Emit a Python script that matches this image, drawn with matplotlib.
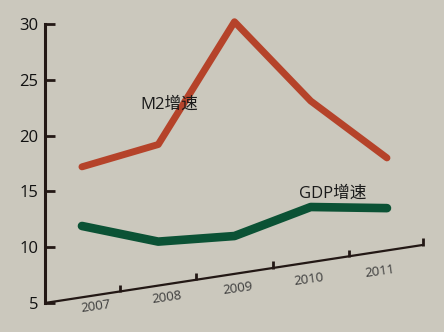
import matplotlib
matplotlib.use("Agg")
import matplotlib.pyplot as plt
import numpy as np

plt.rcParams['font.family'] = ['Open Sans', 'Noto Sans CJK SC', 'DejaVu Sans']

# Data
years = [2007, 2008, 2009, 2010, 2011]
m2_growth = [17.2, 19.2, 30.2, 23.1, 18.0]
gdp_growth = [11.9, 10.5, 11.0, 13.6, 13.5]
y_ticks = [5, 10, 15, 20, 25, 30]
series_labels = ["M2增速", "GDP增速"]

BG = "#cbc8bd"
INK = "#231815"
M2_COLOR = "#b5432a"
GDP_COLOR = "#0b5235"

fig = plt.figure(figsize=(4.44, 3.32), dpi=100)
fig.patch.set_facecolor(BG)
ax = fig.add_axes([0, 0, 1, 1])
ax.set_facecolor(BG)

ax.set_xlim(2005.925, 2011.748)
ax.set_ylim(2.40, 32.15)

# Vertical value axis
x_origin = 2006.515
for s in ["top", "right", "bottom"]:
    ax.spines[s].set_visible(False)
ax.spines["left"].set_position(("data", x_origin))
ax.spines["left"].set_bounds(y_ticks[0], y_ticks[-1])
ax.spines["left"].set_linewidth(2.2)
ax.spines["left"].set_color(INK)
ax.set_yticks(y_ticks)
ax.tick_params(axis="y", direction="in", length=7, width=2, color=INK,
               labelsize=12, labelcolor="#111111", pad=5)
ax.set_xticks([])

# Slanted category axis
x_end = years[-1] + 0.47
y_end = 10.2
ax.plot([x_origin, x_end], [y_ticks[0], y_end], color=INK, lw=1.6,
        solid_capstyle="butt", zorder=3)
slope = (y_end - y_ticks[0]) / (x_end - x_origin)
tick_x = [y + 0.5 for y in years[:-1]] + [x_end]
for tx in tick_x:
    ty = y_ticks[0] + slope * (tx - x_origin)
    ax.plot([tx, tx], [ty - 0.05, ty + 0.6], color=INK, lw=2.0,
            solid_capstyle="butt", zorder=3)

# Year labels along the slanted axis
lab_x = np.linspace(2007.184, 2010.909, len(years))
lab_y = np.linspace(4.73, 7.87, len(years))
for yr, lx, ly in zip(years, lab_x, lab_y):
    ax.text(lx, ly, str(yr), fontsize=9.5, color="#3a3a3a", rotation=8,
            ha="center", va="center", rotation_mode="anchor")

# Series lines
ax.plot(years, m2_growth, color=M2_COLOR, lw=5.0, solid_capstyle="round",
        solid_joinstyle="round", zorder=4)
ax.plot(years, gdp_growth, color=GDP_COLOR, lw=6.2, solid_capstyle="round",
        solid_joinstyle="round", zorder=4)

# Series annotations
ax.text(2008.14, 22.74, series_labels[0], fontsize=12, color="#1a1a1a",
        ha="center", va="center", zorder=5)
ax.text(2010.29, 14.77, series_labels[1], fontsize=12, color="#1a1a1a",
        ha="center", va="center", zorder=5)

fig.savefig("out.png", dpi=100, facecolor=BG)
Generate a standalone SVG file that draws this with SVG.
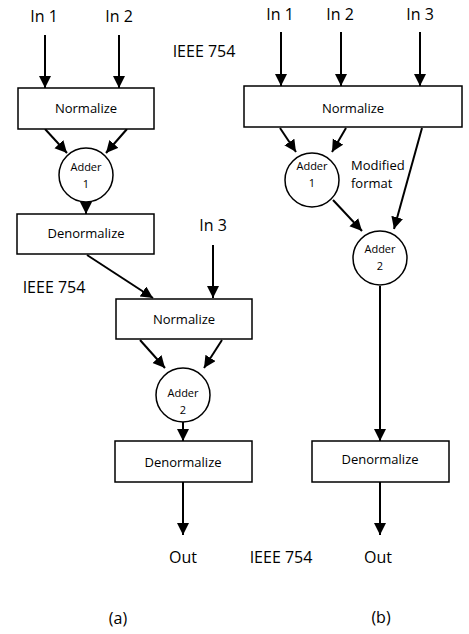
<svg xmlns="http://www.w3.org/2000/svg" width="469" height="634" viewBox="0 0 469 634">
<defs>
<marker id="ah" markerUnits="userSpaceOnUse" markerWidth="13" markerHeight="13" refX="12" refY="6" orient="auto">
<path d="M0,0 L12,6 L0,12 Z" fill="#000"/>
</marker>
<style>
.box{fill:#fff;stroke:#000;stroke-width:1.5}
.c{fill:#fff;stroke:#000;stroke-width:1.5}
.ln{stroke:#000;stroke-width:2;fill:none;marker-end:url(#ah)}
text{font-family:"Open Sans","Noto Sans","Liberation Sans",sans-serif;fill:#000;text-anchor:middle}
.big{font-size:16px}
.mid{font-size:13px}
.sm{font-size:11px}
</style>
</defs>
<rect width="469" height="634" fill="#fff"/>
<g id="connectors">
<line class="ln" x1="45" y1="35" x2="45" y2="88"/>
<line class="ln" x1="119" y1="35" x2="119" y2="88"/>
<line class="ln" x1="45" y1="129" x2="67" y2="153"/>
<line class="ln" x1="127" y1="129" x2="106" y2="153"/>
<line class="ln" x1="86" y1="202" x2="86" y2="214"/>
<line class="ln" x1="213" y1="245" x2="213" y2="298"/>
<line class="ln" x1="87" y1="255" x2="153" y2="298"/>
<line class="ln" x1="140" y1="340" x2="165" y2="368"/>
<line class="ln" x1="222" y1="340" x2="204" y2="368"/>
<line class="ln" x1="183" y1="422" x2="183" y2="441"/>
<line class="ln" x1="183" y1="482" x2="183" y2="535"/>
<line class="ln" x1="281" y1="32" x2="281" y2="86"/>
<line class="ln" x1="341" y1="32" x2="341" y2="86"/>
<line class="ln" x1="420" y1="32" x2="420" y2="86"/>
<line class="ln" x1="280" y1="128" x2="296" y2="152"/>
<line class="ln" x1="346" y1="128" x2="332" y2="152"/>
<line class="ln" x1="422" y1="128" x2="394" y2="229"/>
<line class="ln" x1="333" y1="200" x2="362" y2="231"/>
<line class="ln" x1="380" y1="286" x2="380" y2="441"/>
<line class="ln" x1="380" y1="482" x2="380" y2="535"/>
</g>
<g id="in1a"><text class="big" x="44" y="22">In 1</text></g>
<g id="in2a"><text class="big" x="119" y="22">In 2</text></g>
<g id="ieee1"><text class="big" x="204" y="57">IEEE 754</text></g>
<g id="norm1a"><rect class="box" x="18" y="88" width="136" height="41"/><text class="mid" x="86" y="113">Normalize</text></g>
<g id="adder1a"><circle class="c" cx="86" cy="175" r="27"/><text class="sm" x="86" y="171">Adder</text><text class="sm" x="86" y="188">1</text></g>
<g id="denorm1a"><rect class="box" x="17" y="214" width="137" height="40"/><text class="mid" x="86" y="238">Denormalize</text></g>
<g id="in3a"><text class="big" x="213" y="231">In 3</text></g>
<g id="ieee2"><text class="big" x="54" y="293">IEEE 754</text></g>
<g id="norm2a"><rect class="box" x="116" y="299" width="136" height="40"/><text class="mid" x="184" y="324">Normalize</text></g>
<g id="adder2a"><circle class="c" cx="183" cy="395" r="27"/><text class="sm" x="183" y="397">Adder</text><text class="sm" x="183" y="414">2</text></g>
<g id="denorm2a"><rect class="box" x="115" y="441" width="137" height="41"/><text class="mid" x="183" y="467">Denormalize</text></g>
<g id="outa"><text class="big" x="183" y="563">Out</text></g>
<g id="ieee3"><text class="big" x="281" y="563">IEEE 754</text></g>
<g id="labela"><text class="big" x="118" y="624">(a)</text></g>
<g id="in1b"><text class="big" x="280" y="20">In 1</text></g>
<g id="in2b"><text class="big" x="340" y="20">In 2</text></g>
<g id="in3b"><text class="big" x="420" y="20">In 3</text></g>
<g id="normb"><rect class="box" x="244" y="86" width="218" height="41"/><text class="mid" x="353" y="113">Normalize</text></g>
<g id="adder1b"><circle class="c" cx="312" cy="180" r="27"/><text class="sm" x="312" y="170">Adder</text><text class="sm" x="312" y="187">1</text></g>
<g id="modified"><text class="mid" x="351" y="170" style="text-anchor:start">Modified</text><text class="mid" x="351" y="188" style="text-anchor:start">format</text></g>
<g id="adder2b"><circle class="c" cx="380" cy="258" r="27"/><text class="sm" x="380" y="253">Adder</text><text class="sm" x="380" y="270">2</text></g>
<g id="denormb"><rect class="box" x="312" y="441" width="137" height="41"/><text class="mid" x="380" y="464">Denormalize</text></g>
<g id="outb"><text class="big" x="378" y="563">Out</text></g>
<g id="labelb"><text class="big" x="381" y="623">(b)</text></g>
</svg>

____

* WRITTEN EXERCISE
Would you return the data exactly as written, without the pictures?

* SOLUTION TO THE EXERCISE
Emit a Python script that matches this image, drawn with matplotlib.
import matplotlib
matplotlib.use("Agg")
import matplotlib.pyplot as plt
import numpy as np

plt.rcParams['font.family'] = ['Open Sans', 'Noto Sans CJK SC', 'DejaVu Sans']

# Data
years = [2007, 2008, 2009, 2010, 2011]
m2_growth = [17.2, 19.2, 30.2, 23.1, 18.0]
gdp_growth = [11.9, 10.5, 11.0, 13.6, 13.5]
y_ticks = [5, 10, 15, 20, 25, 30]
series_labels = ["M2增速", "GDP增速"]

BG = "#cbc8bd"
INK = "#231815"
M2_COLOR = "#b5432a"
GDP_COLOR = "#0b5235"

fig = plt.figure(figsize=(4.44, 3.32), dpi=100)
fig.patch.set_facecolor(BG)
ax = fig.add_axes([0, 0, 1, 1])
ax.set_facecolor(BG)

ax.set_xlim(2005.925, 2011.748)
ax.set_ylim(2.40, 32.15)

# Vertical value axis
x_origin = 2006.515
for s in ["top", "right", "bottom"]:
    ax.spines[s].set_visible(False)
ax.spines["left"].set_position(("data", x_origin))
ax.spines["left"].set_bounds(y_ticks[0], y_ticks[-1])
ax.spines["left"].set_linewidth(2.2)
ax.spines["left"].set_color(INK)
ax.set_yticks(y_ticks)
ax.tick_params(axis="y", direction="in", length=7, width=2, color=INK,
               labelsize=12, labelcolor="#111111", pad=5)
ax.set_xticks([])

# Slanted category axis
x_end = years[-1] + 0.47
y_end = 10.2
ax.plot([x_origin, x_end], [y_ticks[0], y_end], color=INK, lw=1.6,
        solid_capstyle="butt", zorder=3)
slope = (y_end - y_ticks[0]) / (x_end - x_origin)
tick_x = [y + 0.5 for y in years[:-1]] + [x_end]
for tx in tick_x:
    ty = y_ticks[0] + slope * (tx - x_origin)
    ax.plot([tx, tx], [ty - 0.05, ty + 0.6], color=INK, lw=2.0,
            solid_capstyle="butt", zorder=3)

# Year labels along the slanted axis
lab_x = np.linspace(2007.184, 2010.909, len(years))
lab_y = np.linspace(4.73, 7.87, len(years))
for yr, lx, ly in zip(years, lab_x, lab_y):
    ax.text(lx, ly, str(yr), fontsize=9.5, color="#3a3a3a", rotation=8,
            ha="center", va="center", rotation_mode="anchor")

# Series lines
ax.plot(years, m2_growth, color=M2_COLOR, lw=5.0, solid_capstyle="round",
        solid_joinstyle="round", zorder=4)
ax.plot(years, gdp_growth, color=GDP_COLOR, lw=6.2, solid_capstyle="round",
        solid_joinstyle="round", zorder=4)

# Series annotations
ax.text(2008.14, 22.74, series_labels[0], fontsize=12, color="#1a1a1a",
        ha="center", va="center", zorder=5)
ax.text(2010.29, 14.77, series_labels[1], fontsize=12, color="#1a1a1a",
        ha="center", va="center", zorder=5)

fig.savefig("out.png", dpi=100, facecolor=BG)
Generate a standalone SVG file that draws this with SVG.
<svg xmlns="http://www.w3.org/2000/svg" width="469" height="634" viewBox="0 0 469 634">
<defs>
<marker id="ah" markerUnits="userSpaceOnUse" markerWidth="13" markerHeight="13" refX="12" refY="6" orient="auto">
<path d="M0,0 L12,6 L0,12 Z" fill="#000"/>
</marker>
<style>
.box{fill:#fff;stroke:#000;stroke-width:1.5}
.c{fill:#fff;stroke:#000;stroke-width:1.5}
.ln{stroke:#000;stroke-width:2;fill:none;marker-end:url(#ah)}
text{font-family:"Open Sans","Noto Sans","Liberation Sans",sans-serif;fill:#000;text-anchor:middle}
.big{font-size:16px}
.mid{font-size:13px}
.sm{font-size:11px}
</style>
</defs>
<rect width="469" height="634" fill="#fff"/>
<g id="connectors">
<line class="ln" x1="45" y1="35" x2="45" y2="88"/>
<line class="ln" x1="119" y1="35" x2="119" y2="88"/>
<line class="ln" x1="45" y1="129" x2="67" y2="153"/>
<line class="ln" x1="127" y1="129" x2="106" y2="153"/>
<line class="ln" x1="86" y1="202" x2="86" y2="214"/>
<line class="ln" x1="213" y1="245" x2="213" y2="298"/>
<line class="ln" x1="87" y1="255" x2="153" y2="298"/>
<line class="ln" x1="140" y1="340" x2="165" y2="368"/>
<line class="ln" x1="222" y1="340" x2="204" y2="368"/>
<line class="ln" x1="183" y1="422" x2="183" y2="441"/>
<line class="ln" x1="183" y1="482" x2="183" y2="535"/>
<line class="ln" x1="281" y1="32" x2="281" y2="86"/>
<line class="ln" x1="341" y1="32" x2="341" y2="86"/>
<line class="ln" x1="420" y1="32" x2="420" y2="86"/>
<line class="ln" x1="280" y1="128" x2="296" y2="152"/>
<line class="ln" x1="346" y1="128" x2="332" y2="152"/>
<line class="ln" x1="422" y1="128" x2="394" y2="229"/>
<line class="ln" x1="333" y1="200" x2="362" y2="231"/>
<line class="ln" x1="380" y1="286" x2="380" y2="441"/>
<line class="ln" x1="380" y1="482" x2="380" y2="535"/>
</g>
<g id="in1a"><text class="big" x="44" y="22">In 1</text></g>
<g id="in2a"><text class="big" x="119" y="22">In 2</text></g>
<g id="ieee1"><text class="big" x="204" y="57">IEEE 754</text></g>
<g id="norm1a"><rect class="box" x="18" y="88" width="136" height="41"/><text class="mid" x="86" y="113">Normalize</text></g>
<g id="adder1a"><circle class="c" cx="86" cy="175" r="27"/><text class="sm" x="86" y="171">Adder</text><text class="sm" x="86" y="188">1</text></g>
<g id="denorm1a"><rect class="box" x="17" y="214" width="137" height="40"/><text class="mid" x="86" y="238">Denormalize</text></g>
<g id="in3a"><text class="big" x="213" y="231">In 3</text></g>
<g id="ieee2"><text class="big" x="54" y="293">IEEE 754</text></g>
<g id="norm2a"><rect class="box" x="116" y="299" width="136" height="40"/><text class="mid" x="184" y="324">Normalize</text></g>
<g id="adder2a"><circle class="c" cx="183" cy="395" r="27"/><text class="sm" x="183" y="397">Adder</text><text class="sm" x="183" y="414">2</text></g>
<g id="denorm2a"><rect class="box" x="115" y="441" width="137" height="41"/><text class="mid" x="183" y="467">Denormalize</text></g>
<g id="outa"><text class="big" x="183" y="563">Out</text></g>
<g id="ieee3"><text class="big" x="281" y="563">IEEE 754</text></g>
<g id="labela"><text class="big" x="118" y="624">(a)</text></g>
<g id="in1b"><text class="big" x="280" y="20">In 1</text></g>
<g id="in2b"><text class="big" x="340" y="20">In 2</text></g>
<g id="in3b"><text class="big" x="420" y="20">In 3</text></g>
<g id="normb"><rect class="box" x="244" y="86" width="218" height="41"/><text class="mid" x="353" y="113">Normalize</text></g>
<g id="adder1b"><circle class="c" cx="312" cy="180" r="27"/><text class="sm" x="312" y="170">Adder</text><text class="sm" x="312" y="187">1</text></g>
<g id="modified"><text class="mid" x="351" y="170" style="text-anchor:start">Modified</text><text class="mid" x="351" y="188" style="text-anchor:start">format</text></g>
<g id="adder2b"><circle class="c" cx="380" cy="258" r="27"/><text class="sm" x="380" y="253">Adder</text><text class="sm" x="380" y="270">2</text></g>
<g id="denormb"><rect class="box" x="312" y="441" width="137" height="41"/><text class="mid" x="380" y="464">Denormalize</text></g>
<g id="outb"><text class="big" x="378" y="563">Out</text></g>
<g id="labelb"><text class="big" x="381" y="623">(b)</text></g>
</svg>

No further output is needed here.